Job:
Each line of the material must be repeated precisely, with the pictures left out.
================
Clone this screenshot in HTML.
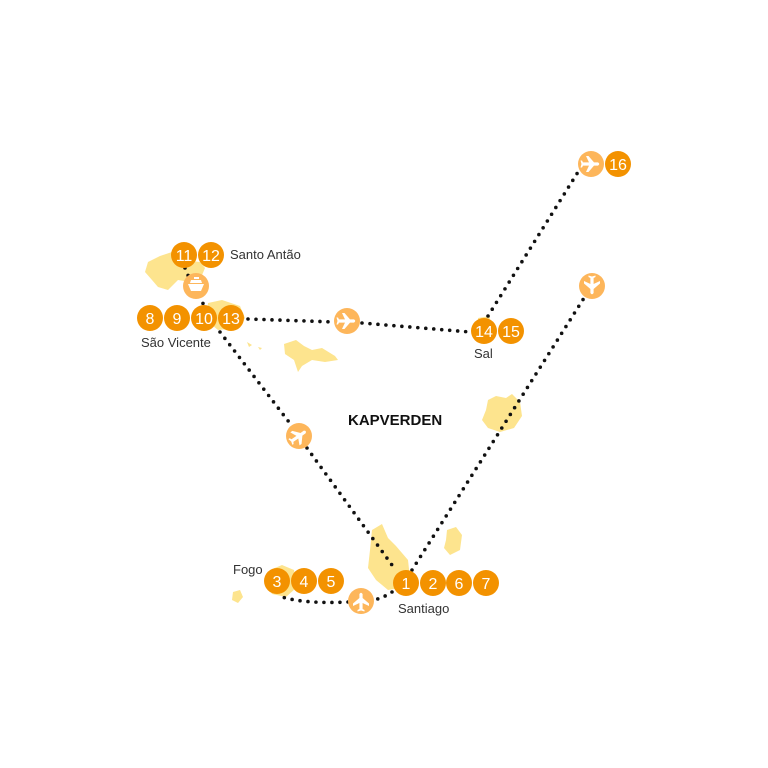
<!DOCTYPE html>
<html><head><meta charset="utf-8"><style>
html,body{margin:0;padding:0;background:#fff;}
svg{display:block;}
text{font-family:"Liberation Sans",sans-serif;}
.n{fill:#fff;font-size:16px;text-anchor:middle;}
.l{fill:#333;font-size:13px;}
.isl{fill:#fde48e;}
.dot{stroke:#111;stroke-width:3.6;stroke-linecap:round;stroke-dasharray:0 8;fill:none;}
</style></head><body>
<svg width="768" height="768" viewBox="0 0 768 768" xmlns="http://www.w3.org/2000/svg">
<defs>
<g id="pl"><path d="M-8,-1.6 L-2,-1.6 L-5,-8 L-2.5,-8 L3,-1.6 L7,-1.6 Q9.5,0 7,1.6 L3,1.6 L-2.5,8 L-5,8 L-2,1.6 L-8,1.6 L-9,3.5 L-10.5,3.5 L-9.5,0 L-10.5,-3.5 L-9,-3.5 Z" fill="#fff"/></g>
</defs>
<path class="isl" d="M148,262 L160,256 L172,252 L180,260 L200,262 L205,268 L200,280 L190,282 L178,280 L168,290 L158,287 L152,280 L145,272 Z"/>
<path class="isl" d="M208,303 L222,300 L240,306 L245,318 L238,328 L218,330 L206,320 Z"/>
<path class="isl" d="M247,342 L252,345 L249,347 Z M258,347 L262,348 L260,350 Z"/>
<path class="isl" d="M284,344 L296,340 L304,346 L312,350 L322,348 L335,356 L338,360 L325,362 L312,360 L302,366 L298,372 L294,360 L285,354 Z"/>
<path class="isl" d="M478,318 L490,316 L488,330 L484,338 L478,330 Z"/>
<path class="isl" d="M488,400 L496,396 L506,398 L512,394 L520,402 L522,416 L514,428 L500,432 L488,428 L482,420 L486,410 Z"/>
<path class="isl" d="M372,530 L382,524 L388,538 L396,546 L408,560 L410,578 L400,588 L388,590 L376,580 L368,568 L370,550 Z"/>
<path class="isl" d="M447,530 L456,527 L462,535 L460,550 L450,555 L444,548 L446,540 Z"/>
<path class="isl" d="M270,570 L282,565 L294,570 L296,588 L286,597 L272,594 L266,584 Z"/>
<path class="isl" d="M233,592 L240,590 L243,597 L238,603 L232,600 Z"/>
<path class="dot" d="M185,268 L190,280"/>
<path class="dot" d="M200,296 L204,306"/>
<path class="dot" d="M248,319 L335,322"/>
<path class="dot" d="M362,323 L470,332"/>
<path class="dot" d="M488,316 L578,172"/>
<path class="dot" d="M412,570 L584,298"/>
<path class="dot" d="M220,332 L292,426"/>
<path class="dot" d="M307,448 L392,565"/>
<path class="dot" d="M392,592 Q385,597 374,600"/>
<path class="dot" d="M348,602 Q305,604 282,597"/>
<circle cx="196" cy="286" r="13" fill="#fdb65b"/>
<path d="M188,284 L204,284 L201,291 L191,291 Z M191,280 L201,280 L202,283 L190,283 Z M194,277 L199,277 L199,279 L194,279 Z" fill="#fff"/>
<circle cx="347" cy="321" r="13" fill="#fdb65b"/><use href="#pl" transform="translate(347,321)"/>
<circle cx="591" cy="164" r="13" fill="#fdb65b"/><use href="#pl" transform="translate(591,164)"/>
<circle cx="592" cy="286" r="13" fill="#fdb65b"/><use href="#pl" transform="translate(592,286) rotate(90)"/>
<circle cx="299" cy="436" r="13" fill="#fdb65b"/><use href="#pl" transform="translate(299,436) rotate(-35)"/>
<circle cx="361" cy="601" r="13" fill="#fdb65b"/><use href="#pl" transform="translate(361,601) rotate(-90)"/>
<g fill="#f39200">
<circle cx="184" cy="255" r="13"/><circle cx="211" cy="255" r="13"/>
<circle cx="150" cy="318" r="13"/><circle cx="177" cy="318" r="13"/><circle cx="204" cy="318" r="13"/><circle cx="231" cy="318" r="13"/>
<circle cx="484" cy="331" r="13"/><circle cx="511" cy="331" r="13"/>
<circle cx="618" cy="164" r="13"/>
<circle cx="277" cy="581" r="13"/><circle cx="304" cy="581" r="13"/><circle cx="331" cy="581" r="13"/>
<circle cx="406" cy="583" r="13"/><circle cx="433" cy="583" r="13"/><circle cx="459" cy="583" r="13"/><circle cx="486" cy="583" r="13"/>
</g>
<g class="n">
<text x="184" y="261">11</text><text x="211" y="261">12</text>
<text x="150" y="324">8</text><text x="177" y="324">9</text><text x="204" y="324">10</text><text x="231" y="324">13</text>
<text x="484" y="337">14</text><text x="511" y="337">15</text>
<text x="618" y="170">16</text>
<text x="277" y="587">3</text><text x="304" y="587">4</text><text x="331" y="587">5</text>
<text x="406" y="589">1</text><text x="433" y="589">2</text><text x="459" y="589">6</text><text x="486" y="589">7</text>
</g>
<text class="l" x="230" y="259">Santo Antão</text>
<text class="l" x="141" y="347">São Vicente</text>
<text class="l" x="474" y="358">Sal</text>
<text class="l" x="233" y="574">Fogo</text>
<text class="l" x="398" y="613">Santiago</text>
<text x="348" y="425" style="font-size:15px;font-weight:bold;fill:#111;">KAPVERDEN</text>
</svg>
</body></html>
================
Solution:
Clone this screenshot in HTML.
<!DOCTYPE html>
<html><head><meta charset="utf-8"><style>
html,body{margin:0;padding:0;background:#fff;}
svg{display:block;}
text{font-family:"Liberation Sans",sans-serif;}
.n{fill:#fff;font-size:16px;text-anchor:middle;}
.l{fill:#333;font-size:13px;}
.isl{fill:#fde48e;}
.dot{stroke:#111;stroke-width:3.6;stroke-linecap:round;stroke-dasharray:0 8;fill:none;}
</style></head><body>
<svg width="768" height="768" viewBox="0 0 768 768" xmlns="http://www.w3.org/2000/svg">
<defs>
<g id="pl"><path d="M-8,-1.6 L-2,-1.6 L-5,-8 L-2.5,-8 L3,-1.6 L7,-1.6 Q9.5,0 7,1.6 L3,1.6 L-2.5,8 L-5,8 L-2,1.6 L-8,1.6 L-9,3.5 L-10.5,3.5 L-9.5,0 L-10.5,-3.5 L-9,-3.5 Z" fill="#fff"/></g>
</defs>
<path class="isl" d="M148,262 L160,256 L172,252 L180,260 L200,262 L205,268 L200,280 L190,282 L178,280 L168,290 L158,287 L152,280 L145,272 Z"/>
<path class="isl" d="M208,303 L222,300 L240,306 L245,318 L238,328 L218,330 L206,320 Z"/>
<path class="isl" d="M247,342 L252,345 L249,347 Z M258,347 L262,348 L260,350 Z"/>
<path class="isl" d="M284,344 L296,340 L304,346 L312,350 L322,348 L335,356 L338,360 L325,362 L312,360 L302,366 L298,372 L294,360 L285,354 Z"/>
<path class="isl" d="M478,318 L490,316 L488,330 L484,338 L478,330 Z"/>
<path class="isl" d="M488,400 L496,396 L506,398 L512,394 L520,402 L522,416 L514,428 L500,432 L488,428 L482,420 L486,410 Z"/>
<path class="isl" d="M372,530 L382,524 L388,538 L396,546 L408,560 L410,578 L400,588 L388,590 L376,580 L368,568 L370,550 Z"/>
<path class="isl" d="M447,530 L456,527 L462,535 L460,550 L450,555 L444,548 L446,540 Z"/>
<path class="isl" d="M270,570 L282,565 L294,570 L296,588 L286,597 L272,594 L266,584 Z"/>
<path class="isl" d="M233,592 L240,590 L243,597 L238,603 L232,600 Z"/>
<path class="dot" d="M185,268 L190,280"/>
<path class="dot" d="M200,296 L204,306"/>
<path class="dot" d="M248,319 L335,322"/>
<path class="dot" d="M362,323 L470,332"/>
<path class="dot" d="M488,316 L578,172"/>
<path class="dot" d="M412,570 L584,298"/>
<path class="dot" d="M220,332 L292,426"/>
<path class="dot" d="M307,448 L392,565"/>
<path class="dot" d="M392,592 Q385,597 374,600"/>
<path class="dot" d="M348,602 Q305,604 282,597"/>
<circle cx="196" cy="286" r="13" fill="#fdb65b"/>
<path d="M188,284 L204,284 L201,291 L191,291 Z M191,280 L201,280 L202,283 L190,283 Z M194,277 L199,277 L199,279 L194,279 Z" fill="#fff"/>
<circle cx="347" cy="321" r="13" fill="#fdb65b"/><use href="#pl" transform="translate(347,321)"/>
<circle cx="591" cy="164" r="13" fill="#fdb65b"/><use href="#pl" transform="translate(591,164)"/>
<circle cx="592" cy="286" r="13" fill="#fdb65b"/><use href="#pl" transform="translate(592,286) rotate(90)"/>
<circle cx="299" cy="436" r="13" fill="#fdb65b"/><use href="#pl" transform="translate(299,436) rotate(-35)"/>
<circle cx="361" cy="601" r="13" fill="#fdb65b"/><use href="#pl" transform="translate(361,601) rotate(-90)"/>
<g fill="#f39200">
<circle cx="184" cy="255" r="13"/><circle cx="211" cy="255" r="13"/>
<circle cx="150" cy="318" r="13"/><circle cx="177" cy="318" r="13"/><circle cx="204" cy="318" r="13"/><circle cx="231" cy="318" r="13"/>
<circle cx="484" cy="331" r="13"/><circle cx="511" cy="331" r="13"/>
<circle cx="618" cy="164" r="13"/>
<circle cx="277" cy="581" r="13"/><circle cx="304" cy="581" r="13"/><circle cx="331" cy="581" r="13"/>
<circle cx="406" cy="583" r="13"/><circle cx="433" cy="583" r="13"/><circle cx="459" cy="583" r="13"/><circle cx="486" cy="583" r="13"/>
</g>
<g class="n">
<text x="184" y="261">11</text><text x="211" y="261">12</text>
<text x="150" y="324">8</text><text x="177" y="324">9</text><text x="204" y="324">10</text><text x="231" y="324">13</text>
<text x="484" y="337">14</text><text x="511" y="337">15</text>
<text x="618" y="170">16</text>
<text x="277" y="587">3</text><text x="304" y="587">4</text><text x="331" y="587">5</text>
<text x="406" y="589">1</text><text x="433" y="589">2</text><text x="459" y="589">6</text><text x="486" y="589">7</text>
</g>
<text class="l" x="230" y="259">Santo Antão</text>
<text class="l" x="141" y="347">São Vicente</text>
<text class="l" x="474" y="358">Sal</text>
<text class="l" x="233" y="574">Fogo</text>
<text class="l" x="398" y="613">Santiago</text>
<text x="348" y="425" style="font-size:15px;font-weight:bold;fill:#111;">KAPVERDEN</text>
</svg>
</body></html>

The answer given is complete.